MUSSI, Joana. 2014. O espaço como obra: ações, coletivos artísticos e cidade. São Paulo: Annablume Editora, Fapesp, Invisíveis Produções, 259 pp.

O espaço como obra: ações, coletivos artísticos e cidade revela uma proposta de pensar intervenções urbanas de coletivos artísticos como modos de resistência ao poder da "sociedade de controle" imposta pelo capitalismo tardio. A autora, Joana Zatz Mussi, é integrante de uma rede de coletivos e artistas que surge em meados dos anos 1990 em São Paulo, justamente no auge do neoliberalismo, e ocupa o espaço urbano com novas formas de autoria e trabalhos artísticos. Mussi é o "outro", o próprio pesquisado, estudando a si mesmo, o que gera um desafio metodológico para a antropologia urbana. Os coletivos, para antropólogos que estudam a arte, podem ser pensados como alteridades no espaço urbano. O livro constrói uma narrativa que coloca a cidade como lugar possível de produzir formas de micropolítica por meio da arte. As intervenções artísticas, por se darem num espaço público, têm o intuito de alterar as possíveis formas de convivência neste meio e assim as subjetividades dos atores sociais.

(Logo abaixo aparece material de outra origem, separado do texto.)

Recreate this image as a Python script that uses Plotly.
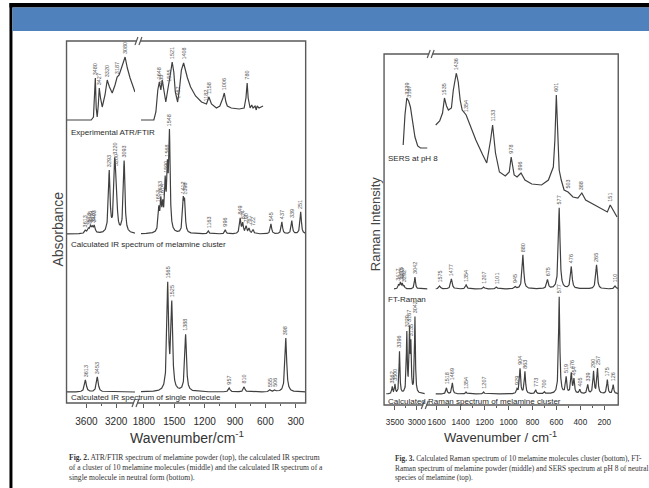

Os quatro grupos (Contrafilé - passando pelo MICO, grupo que deu origem ao Contrafilé - Política do Impossível, Frente 3 de Fevereiro e Grupo de Arte Callejero) analisados no livro realizaram trabalhos em resposta às rebeliões de presídios, mortes de jovens na Febem, Copa do Mundo, comemorações de Brasil 500 anos, greve de professores, ou seja, aspectos de crise da sociedade em geral. Os coletivos partem da própria crise política para fazer política na cidade. Isto se dá em forma de ações artísticas que posteriormente poderão ir, como muitos foram, para exposições em galerias e museus. Este ciclo, da rua para o museu, tornou-se característico da arte contemporânea atualmente desenvolvida. As intervenções urbanas propostas por grupos de jovens artistas se inseriram, desde que surgiram, em instituições de arte e, assim, vêm contribuindo para mudanças no mundo da arte. Esse processo merece também a atenção de pesquisadores da sociologia e da antropologia, principalmente por suscitar discussões de "artificação" - quando algo que não é considerado arte começa a ser legitimado como tal - e por se aproximar do crescente turvamento de fronteiras entre alta e baixa culturas.

A leitura deste ensaio contribui para pensar as cidades e suas transformações na contemporaneidade, mostrando como o espaço público é um espaço de construção social e vem se tornando palco de novas formas de resistência a um sistema político que oprime as subjetividades e os corpos. A ressignificação dos espaços públicos por meio de intervenções de coletivos, tais como o cobrimento com cobertores de moradores de rua doMonumento às bandeiras, de Victor Brecheret, localizado em frente ao Parque do Ibirapuera feito pelo coletivo MICO, ou a instalação de uma catraca em um pedestal vazio do Largo do Arouche com a placa "Monumento à catraca invisível - Programa para descatralização da vida" - intervenção do coletivo Contrafilé - como é mostrado no livro, desencadeou ações para além do mundo da arte, evidenciadas em notícias de jornal e manifestações políticas nas ruas.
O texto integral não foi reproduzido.